A four-year old crafts website was invaded by Islamist terrorists who filled it with hidden files filled with the radical writings of a top aide to Osama bin Laden, including “The International Islamic Resistance Call,” Abu Musab al-Suri’s 1,600-page manifesto advocating jehad, reports The Detroit News.



The website was hacked a year ago by followers of Suri, a Syrian-born Al Qaeda leader, who turned the website into an online reading room for aspiring mujahadeen, the specialists said.



A link to the hidden files on the website was circulated on bulletin boards frequented by Muslim extremists for a year, said Jarret Brachman, director of research at the Combating Terrorism Center at the US Military Academy in West Point, N.Y.



Regular visitors to www.carriagehouseglass.com could never see the hidden material, specialists said. Only visitors who knew the address of the pages inside could access the cache of downloadable Arabic writings, and see the flash animation featuring the Kaaba, the black stone cube that Muslims face when they pray in Mecca.



Brachman and other researchers had been aware of the files, but said the intrusion onto the site was not unusual in the burgeoning world of online Islamic extremism. “This is a very tangential, very peripheral site that only those who are actively following this sort of literature would be accessing,” Brachman said. “It doesn’t cause me alarm: these guys are pests in terms of this stuff,” he said. “This is standard procedure for these guys to post this kind of material.”
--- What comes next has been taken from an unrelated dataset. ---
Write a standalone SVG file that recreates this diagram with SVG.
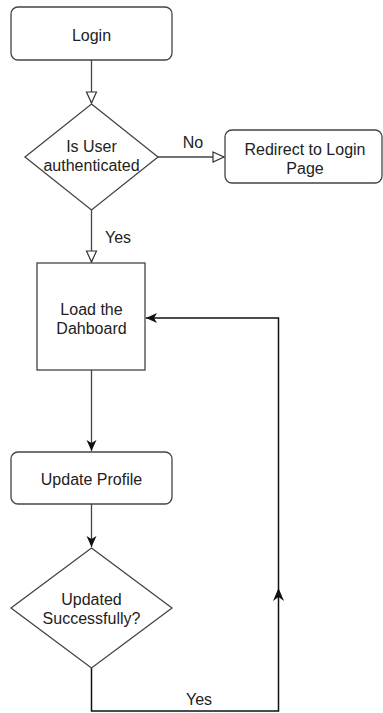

Piggybacking on Carriage House Glass, which is password-protected, allowed extremists to avoid using a credit card or other traceable data needed to start a new website, said Rita Katz, director of the Search for International Terrorist Entities in New York. “Of course, it’s a disturbing phenomenon, but we know that Al Qaeda and the jihadist online community is quite sophisticated, and they use our own techniques against us,” Katz said. “It’s disturbing because it could happen to anyone.”



As more terrorist training grounds shut down globally, more extremists are going online, said Steven R. Corman, an Arizona State University professor who has studied the shift.